3,生活支援の社会的な評価を得るためには「目に見える成果」が必要

生活支援職は、コロナ禍でエッセンシャルワークと呼ばれたりするが社会的評価が低い。評価できる形で実績を示してこなかった。「忙しくてできない」「時間がない」等の後ろ向きの定番の反応をしてきた。さらに典型的な反論として、「福祉の職場は一般企業と違い業績を目で見える形に示せない部分が多い」と福祉の特殊性を言い訳にしてきた。確かに実績を数値化して示すのは難しいし、その成果主義の弊害もある。
ここで「目に見える成果」の提示の仕方を示された。気持ちの豊かさや情緒安定の歩み等サービスの質的な向上を整理する場合である。観察記録を取ることから始まり⇒データー分析⇒要因の仮説⇒仮設的な対応⇒実践経過・進捗状況⇒文章化して結実する。文章化は見える化であり、見えるから社会的な評価対象となる。さらに、成果はサクセスストーリばかりではない。失敗を検証し指針を示すことの大事さを強調されている。

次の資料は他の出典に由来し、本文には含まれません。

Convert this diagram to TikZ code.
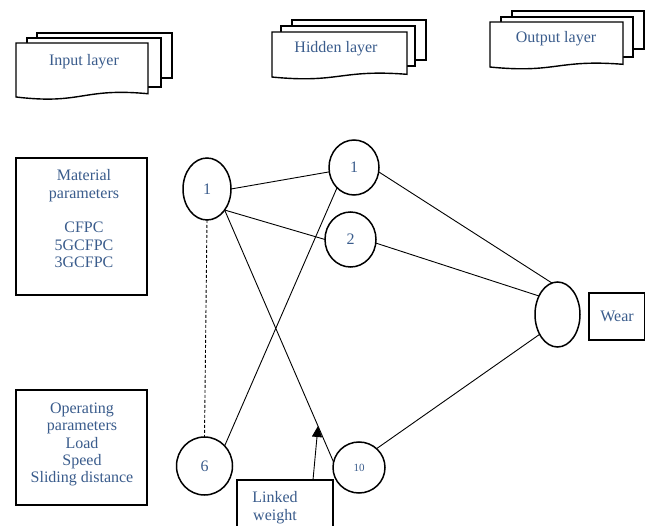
\documentclass[tikz,border=0pt]{standalone}
\usepackage{fontspec}
\setmainfont{Liberation Serif}
\usetikzlibrary{shapes.geometric,arrows.meta}
\definecolor{txtblue}{RGB}{58,92,140}
\newcommand{\docshape}[4]{\begin{scope}[shift={(#1,#2)},xscale=#3,yscale=#4]
  \path[page] (0,0) -- (1,0) -- (1,0.878) .. controls (0.5,0.769) and (0.5,1.072) .. (0,0.934) -- cycle;
\end{scope}}
\begin{document}
\begin{tikzpicture}[x=1pt,y=-1pt,
  lbl/.style={text=txtblue,font=\fontsize{16}{17.4}\selectfont,align=center,inner sep=0pt},
  neuron/.style={draw,ellipse,line width=1.5pt,inner sep=0pt,outer sep=0pt,text=txtblue,font=\fontsize{16}{17.4}\selectfont},
  pbox/.style={draw,rectangle,line width=1.5pt,inner sep=0pt,outer sep=0pt,fill=white},
  link/.style={line width=0.9pt},
  page/.style={draw,line width=1.4pt,fill=white}
]
\useasboundingbox (0,0) rectangle (645,526);
\clip (0,0) rectangle (645,526);

% layer documents
\draw[page] (37,33) rectangle (172,78);
\draw[page] (27,38) rectangle (161,87);
\docshape{16}{43}{132}{57.8}
\node[lbl,anchor=north] (inl) at (84,54.5) {Input layer};

\draw[page] (292,20) rectangle (426,60);
\draw[page] (281,26) rectangle (415,66);
\docshape{272}{32}{135}{48.2}
\node[lbl,anchor=north] (hdl) at (336,41.5) {Hidden layer};

\draw[page] (512,11) rectangle (644,49);
\draw[page] (501,17) rectangle (633,57);
\docshape{490}{22}{133}{48.2}
\node[lbl,anchor=north] (otl) at (556,31.5) {Output layer};

% parameter boxes
\node[pbox,minimum width=131pt,minimum height=137pt] (mat) at (81.5,226.5) {};
\node[lbl,anchor=north] (matt) at (84,169.5) {Material\\parameters\\[17.4pt]CFPC\\5GCFPC\\3GCFPC};

\node[pbox,minimum width=131pt,minimum height=115pt] (opr) at (81.5,447.5) {};
\node[lbl,anchor=north] (oprt) at (82,402.5) {Operating\\parameters\\Load\\Speed\\Sliding distance};

\node[pbox,minimum width=56pt,minimum height=47pt,text=txtblue,font=\fontsize{16}{17.4}\selectfont] (wear) at (617,316.5) {Wear};

% neurons
\node[neuron,minimum width=48pt,minimum height=62pt] (in1) at (207,189) {1};
\node[neuron,minimum width=56pt,minimum height=58pt] (n6) at (204.5,466) {6};
\node[neuron,minimum width=50pt,minimum height=55pt] (h1) at (354,167.5) {1};
\node[neuron,minimum width=51pt,minimum height=55pt] (h2) at (350.5,239.5) {2};
\node[neuron,minimum width=52pt,minimum height=51pt,font=\fontsize{11}{12}\selectfont] (n10) at (359,467.5) {10};
\node[neuron,minimum width=45pt,minimum height=65pt] (out) at (557.5,314.5) {};

% connections
\draw[link] (in1.0) -- (h1.190);
\draw[link] (in1.-50) -- (h2.180);
\draw[link] (in1.-50) -- (n10.168);
\draw[link,dash pattern=on 3pt off 2pt] (in1.south) -- (n6.north);
\draw[link] (n6.45) -- (h1.230);
\draw[link] (h1.-10) -- (out.100);
\draw[link] (h2.-8) -- (out.135);
\draw[link] (n10.47) -- (out.228);

% linked weight
\node[pbox,minimum width=96pt,minimum height=60pt,anchor=north west] (lw) at (237,480) {};
\node[lbl,anchor=north] (lwt) at (275,491.5) {Linked\\weight};
\coordinate (wt) at (318,426);
\draw[link,-{Triangle[length=11pt,width=10pt]}] ([xshift=-20pt]lw.north east) -- (wt);
\end{tikzpicture}
\end{document}
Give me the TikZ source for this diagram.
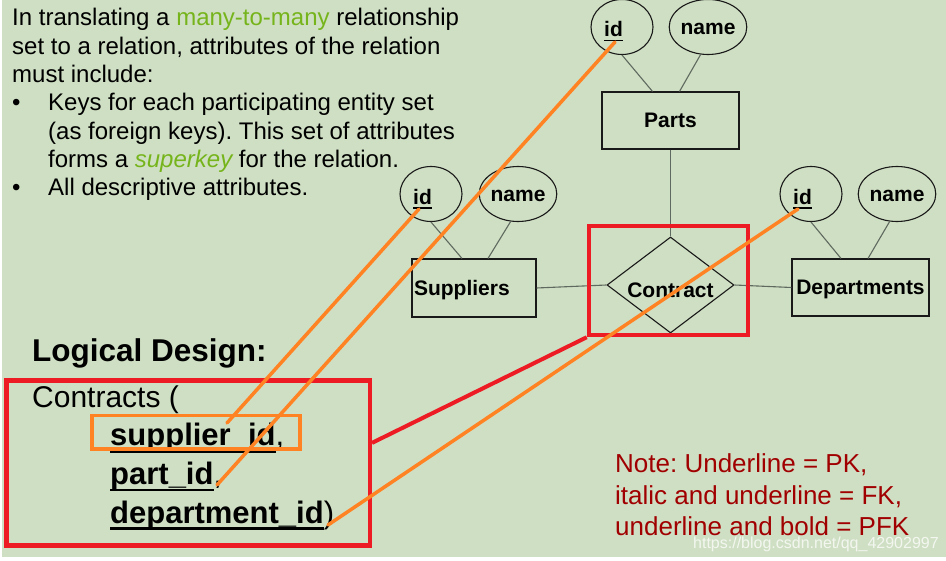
\documentclass[tikz,border=0pt]{standalone}
\usepackage{fontspec}
\setmainfont{Liberation Sans}
\usetikzlibrary{shapes.geometric}
\definecolor{bgG}{RGB}{207,223,195}
\definecolor{grn}{RGB}{118,180,28}
\definecolor{redC}{RGB}{237,28,36}
\definecolor{orC}{RGB}{255,130,35}
\definecolor{noteC}{RGB}{160,0,0}
\definecolor{linkC}{RGB}{95,105,95}
\definecolor{edgeC}{RGB}{25,25,25}
\newcommand\fsz[1]{\fontsize{#1}{#1}\selectfont}
\newcommand\ulin[1]{\setbox0\hbox{#1}\rlap{\rule[-0.21em]{\wd0}{0.07em}}\box0}
\frenchspacing
\begin{document}
\begin{tikzpicture}[x=1pt,y=-1pt,
  er/.style={draw=edgeC, line width=1.1pt, font=\fsz{21}\bfseries, text height=15, text depth=0, inner sep=0},
  attr/.style={er, ellipse, minimum width=62, minimum height=55},
  ent/.style={er, rectangle},
  link/.style={draw=linkC, line width=1.1pt},
  txt/.style={anchor=base west, inner sep=0, font=\fsz{24}},
  redbox/.style={draw=redC, line width=4.5pt, rectangle, inner sep=0},
  redline/.style={draw=redC, line width=4pt},
  orbox/.style={draw=orC, line width=3.8pt, rectangle, inner sep=0},
  orline/.style={draw=orC, line width=3.5pt, line cap=round}]
\useasboundingbox (0,0) rectangle (946,561);
\fill[white] (0,0) rectangle (946,561);
\fill[bgG] (2,0) rectangle (946,557);

% ER diagram
\node[ent, minimum width=137, minimum height=57] (parts) at (670.5,120.5) {Parts};
\node[ent, minimum width=124, minimum height=58, text width=120, align=left, inner xsep=2] (sup) at (474,288) {Suppliers};
\node[ent, minimum width=137, minimum height=57] (dep) at (860.5,287.5) {Departments};
\node[er, diamond, aspect=1.32, minimum width=127, minimum height=96] (con) at (670.5,285) {\raisebox{-5pt}{Contract}};

\node[attr] (pid) at (622,27) {\raisebox{-2.5pt}{\ulin{id}}\hspace*{17pt}};
\node[attr] (pname) at (708,27) {name};
\node[attr] (sid) at (431,194) {\raisebox{-3pt}{\ulin{id}}\hspace*{17pt}};
\node[attr] (sname) at (518,194) {name};
\node[attr] (did) at (811,194) {\raisebox{-3pt}{\ulin{id}}\hspace*{17pt}};
\node[attr] (dname) at (897,194) {name};

\draw[link] (pid.south) -- ([xshift=-18]parts.north);
\draw[link] (pname.-105) -- ([xshift=9]parts.north);
\draw[link] (sid.south) -- ([xshift=-12]sup.north);
\draw[link] (sname.-105) -- ([xshift=14]sup.north);
\draw[link] (did.south) -- ([xshift=-19.5]dep.north);
\draw[link] (dname.-105) -- ([xshift=7.5]dep.north);
\draw[link] (parts.south) -- (con.north);
\draw[link] (sup.east) -- (con.west);
\draw[link] (con.east) -- (dep.west);

% text block
\node[txt] (t1) at (12,26) {In translating a \textcolor{grn}{many-to-many} relationship};
\node[txt] (t2) at (12,54.5) {set to a relation, attributes of the relation};
\node[txt] (t3) at (12,83) {must include:};
\node[txt] (b1) at (12,111) {•};
\node[txt] (t4) at (48,111) {Keys for each participating entity set};
\node[txt] (t5) at (48,139.5) {(as foreign keys). This set of attributes};
\node[txt] (t6) at (48,168) {forms a \textcolor{grn}{\itshape superkey} for the relation.};
\node[txt] (b2) at (12,196) {•};
\node[txt] (t7) at (48,196) {All descriptive attributes.};

% logical design
\node[txt, font=\fsz{31.5}\bfseries] (ld) at (32,362) {Logical Design:};
\node[txt, font=\fsz{30}] (ct) at (32,407.5) {Contracts (};
\node[txt, font=\fsz{31}] (f1) at (110,446) {\textbf{\ulin{supplier\_id}},};
\node[txt, font=\fsz{31}] (f2) at (110,484.5) {\textbf{\ulin{part\_id}},};
\node[txt, font=\fsz{31}] (f3) at (110,523) {\textbf{\ulin{department\_id}})};

% note
\node[txt, font=\fsz{26}, text=noteC] (n1) at (615,473) {Note: Underline = PK,};
\node[txt, font=\fsz{26}, text=noteC] (n2) at (615,504) {italic and underline = FK,};
\node[txt, font=\fsz{26}, text=noteC] (n3) at (615,535) {underline and bold = PFK};

% red highlights
\node[redbox, minimum width=159, minimum height=109] (cbox) at (668.5,280.5) {};
\node[redbox, minimum width=363.5, minimum height=165.25] (lbox) at (188,462.9) {};
\draw[redline] ([yshift=20]lbox.east) -- (cbox.south west);

% orange highlights
\node[orbox, minimum width=208, minimum height=33.5] (obox) at (196,432.25) {};
\coordinate (o1a) at (227,423); \coordinate (o1b) at (419,209);
\coordinate (o2a) at (217,485); \coordinate (o2b) at (615,42);
\coordinate (o3a) at (328,525); \coordinate (o3b) at (798,209);
\draw[orline] (o1a) -- (o1b);
\draw[orline] (o2a) -- (o2b);
\draw[orline] (o3a) -- (o3b);

% watermark
\node[txt, font=\fsz{16}, text=white, text opacity=0.75] (wm) at (693,548) {https://blog.csdn.net/qq\_42902997};
\end{tikzpicture}
\end{document}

公共事業も適切性の評価をする時代、福祉も税金で運営されているわけで、「費やしたコストに見合う成果」を求められる時代との認識に頷いた。私たちは日々の支援の出来事をエピソードとしてまとめている。私との関わり方、私の、そして相手の思いの表れである。エピソードで語られる姿は彼らの生き方であり支援の「目に見える成果」である。生きづらさを抱えながらの一歩に感ずるものがある。